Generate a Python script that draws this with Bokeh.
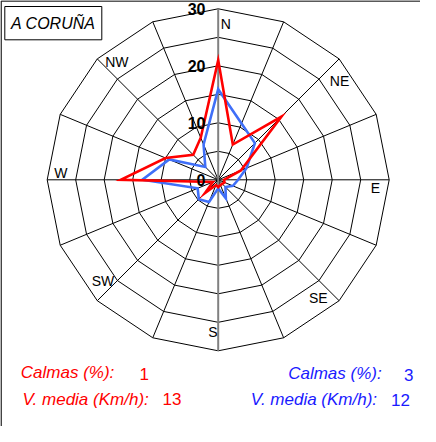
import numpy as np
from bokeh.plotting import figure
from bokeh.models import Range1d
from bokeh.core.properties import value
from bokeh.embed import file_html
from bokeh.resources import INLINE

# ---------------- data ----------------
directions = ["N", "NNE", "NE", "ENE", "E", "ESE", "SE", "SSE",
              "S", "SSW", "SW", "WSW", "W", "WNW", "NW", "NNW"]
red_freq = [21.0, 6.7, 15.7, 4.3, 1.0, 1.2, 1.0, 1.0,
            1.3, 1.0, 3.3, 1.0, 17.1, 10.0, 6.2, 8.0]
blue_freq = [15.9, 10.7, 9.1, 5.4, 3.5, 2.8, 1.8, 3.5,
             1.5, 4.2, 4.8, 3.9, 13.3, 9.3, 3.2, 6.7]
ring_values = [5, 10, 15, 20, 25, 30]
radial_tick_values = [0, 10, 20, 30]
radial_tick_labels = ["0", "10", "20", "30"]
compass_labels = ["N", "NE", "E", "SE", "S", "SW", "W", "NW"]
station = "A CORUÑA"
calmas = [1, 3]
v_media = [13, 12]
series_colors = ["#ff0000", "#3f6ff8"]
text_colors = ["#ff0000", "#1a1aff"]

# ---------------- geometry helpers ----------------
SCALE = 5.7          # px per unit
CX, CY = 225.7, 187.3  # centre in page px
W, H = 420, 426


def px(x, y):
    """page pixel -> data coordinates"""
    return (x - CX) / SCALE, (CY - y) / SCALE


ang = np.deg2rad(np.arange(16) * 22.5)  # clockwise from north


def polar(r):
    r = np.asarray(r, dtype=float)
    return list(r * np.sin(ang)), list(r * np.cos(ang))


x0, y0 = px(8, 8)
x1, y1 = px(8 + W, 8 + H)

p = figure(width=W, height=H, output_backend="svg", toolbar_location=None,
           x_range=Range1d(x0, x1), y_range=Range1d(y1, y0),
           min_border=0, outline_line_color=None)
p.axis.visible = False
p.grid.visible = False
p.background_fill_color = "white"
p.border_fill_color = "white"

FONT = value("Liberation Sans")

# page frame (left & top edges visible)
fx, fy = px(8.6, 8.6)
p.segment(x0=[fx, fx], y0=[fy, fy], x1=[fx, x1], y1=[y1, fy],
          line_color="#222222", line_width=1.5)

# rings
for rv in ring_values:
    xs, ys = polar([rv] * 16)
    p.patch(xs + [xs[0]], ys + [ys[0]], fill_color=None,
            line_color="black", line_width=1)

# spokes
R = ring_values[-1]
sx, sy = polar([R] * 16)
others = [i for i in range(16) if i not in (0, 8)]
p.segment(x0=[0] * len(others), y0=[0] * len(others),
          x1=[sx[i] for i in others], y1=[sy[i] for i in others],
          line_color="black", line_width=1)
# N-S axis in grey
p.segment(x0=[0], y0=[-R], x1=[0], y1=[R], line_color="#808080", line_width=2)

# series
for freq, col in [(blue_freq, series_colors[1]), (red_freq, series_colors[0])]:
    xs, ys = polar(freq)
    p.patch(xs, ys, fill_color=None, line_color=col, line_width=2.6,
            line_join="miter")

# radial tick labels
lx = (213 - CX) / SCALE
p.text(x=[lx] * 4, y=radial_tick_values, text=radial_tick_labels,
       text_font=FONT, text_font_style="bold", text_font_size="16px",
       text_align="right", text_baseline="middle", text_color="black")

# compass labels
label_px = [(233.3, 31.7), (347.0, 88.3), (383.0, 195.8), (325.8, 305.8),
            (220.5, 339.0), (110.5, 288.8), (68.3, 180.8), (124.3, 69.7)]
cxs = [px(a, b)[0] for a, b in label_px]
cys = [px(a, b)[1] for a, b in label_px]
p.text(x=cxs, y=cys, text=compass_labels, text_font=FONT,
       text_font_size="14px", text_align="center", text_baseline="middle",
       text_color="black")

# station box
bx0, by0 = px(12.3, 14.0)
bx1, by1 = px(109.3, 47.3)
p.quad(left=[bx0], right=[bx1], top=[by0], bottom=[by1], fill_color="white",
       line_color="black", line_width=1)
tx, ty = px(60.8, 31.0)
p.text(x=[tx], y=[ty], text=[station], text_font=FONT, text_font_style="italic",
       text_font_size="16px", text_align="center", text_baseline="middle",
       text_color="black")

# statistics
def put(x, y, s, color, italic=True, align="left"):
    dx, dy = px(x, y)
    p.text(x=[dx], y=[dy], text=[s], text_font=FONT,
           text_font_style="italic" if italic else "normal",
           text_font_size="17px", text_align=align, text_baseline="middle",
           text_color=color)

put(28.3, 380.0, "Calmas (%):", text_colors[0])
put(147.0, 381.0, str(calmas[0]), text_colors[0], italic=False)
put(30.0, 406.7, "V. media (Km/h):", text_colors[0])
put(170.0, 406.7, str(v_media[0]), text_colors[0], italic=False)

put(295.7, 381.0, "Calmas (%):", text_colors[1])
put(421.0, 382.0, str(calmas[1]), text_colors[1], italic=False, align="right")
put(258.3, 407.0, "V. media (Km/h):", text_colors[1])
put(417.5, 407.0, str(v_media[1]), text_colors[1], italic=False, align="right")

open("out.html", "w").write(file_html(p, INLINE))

• • • •

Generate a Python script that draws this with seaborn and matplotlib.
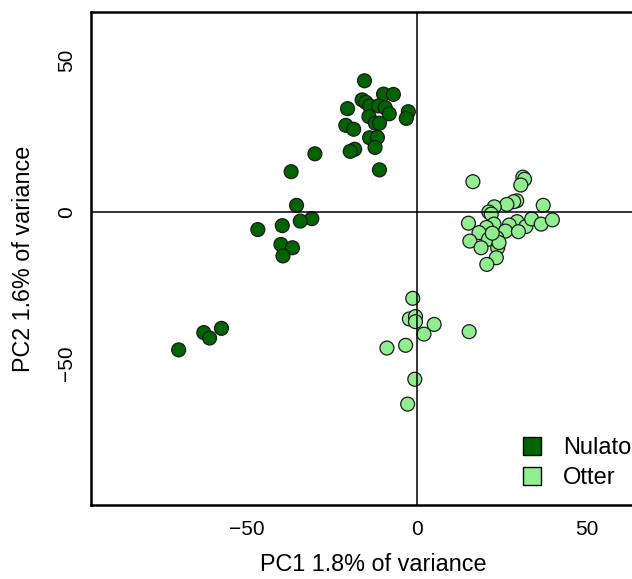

• • • •

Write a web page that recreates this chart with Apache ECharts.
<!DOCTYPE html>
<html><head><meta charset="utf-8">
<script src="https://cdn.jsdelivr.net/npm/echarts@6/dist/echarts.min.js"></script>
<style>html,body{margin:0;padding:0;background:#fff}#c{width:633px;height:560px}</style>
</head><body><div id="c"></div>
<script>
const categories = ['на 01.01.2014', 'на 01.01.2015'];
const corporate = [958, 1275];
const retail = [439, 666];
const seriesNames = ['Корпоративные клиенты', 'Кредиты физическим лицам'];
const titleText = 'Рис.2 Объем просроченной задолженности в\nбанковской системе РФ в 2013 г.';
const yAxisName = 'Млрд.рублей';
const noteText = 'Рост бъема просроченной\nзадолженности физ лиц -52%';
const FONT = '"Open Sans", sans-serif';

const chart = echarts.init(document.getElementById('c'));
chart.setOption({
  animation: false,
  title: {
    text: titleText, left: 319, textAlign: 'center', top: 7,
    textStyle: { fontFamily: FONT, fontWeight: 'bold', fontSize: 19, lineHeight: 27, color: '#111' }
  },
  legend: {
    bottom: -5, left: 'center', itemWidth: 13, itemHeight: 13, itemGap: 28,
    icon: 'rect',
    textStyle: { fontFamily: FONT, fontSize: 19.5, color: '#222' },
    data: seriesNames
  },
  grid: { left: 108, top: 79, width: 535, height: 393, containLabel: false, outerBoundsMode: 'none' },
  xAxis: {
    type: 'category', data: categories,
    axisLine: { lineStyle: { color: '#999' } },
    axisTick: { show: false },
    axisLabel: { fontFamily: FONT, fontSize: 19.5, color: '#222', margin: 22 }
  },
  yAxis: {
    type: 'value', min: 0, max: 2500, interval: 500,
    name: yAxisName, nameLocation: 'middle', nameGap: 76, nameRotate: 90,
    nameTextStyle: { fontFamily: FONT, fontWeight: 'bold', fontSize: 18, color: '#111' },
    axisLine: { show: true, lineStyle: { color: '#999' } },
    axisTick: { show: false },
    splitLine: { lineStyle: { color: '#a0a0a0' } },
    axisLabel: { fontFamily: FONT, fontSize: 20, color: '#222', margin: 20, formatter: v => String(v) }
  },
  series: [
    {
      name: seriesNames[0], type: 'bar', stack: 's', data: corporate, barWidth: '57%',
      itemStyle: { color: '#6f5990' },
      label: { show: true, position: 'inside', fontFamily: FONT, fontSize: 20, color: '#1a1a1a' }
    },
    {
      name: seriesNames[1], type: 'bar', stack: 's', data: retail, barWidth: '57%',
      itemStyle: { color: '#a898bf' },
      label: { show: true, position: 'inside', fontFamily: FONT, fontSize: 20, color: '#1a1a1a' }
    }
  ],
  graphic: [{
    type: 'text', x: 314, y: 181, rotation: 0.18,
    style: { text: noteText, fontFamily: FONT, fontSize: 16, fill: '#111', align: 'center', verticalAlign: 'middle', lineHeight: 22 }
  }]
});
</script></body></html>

• • • •

Give only the lines from the one with "Generate a Python script that draws this with Bokeh." to the one with "from bokeh.resources import INLINE", both included, again and exactly; leave the images out.

Generate a Python script that draws this with Bokeh.
import numpy as np
from bokeh.plotting import figure
from bokeh.models import Range1d
from bokeh.core.properties import value
from bokeh.embed import file_html
from bokeh.resources import INLINE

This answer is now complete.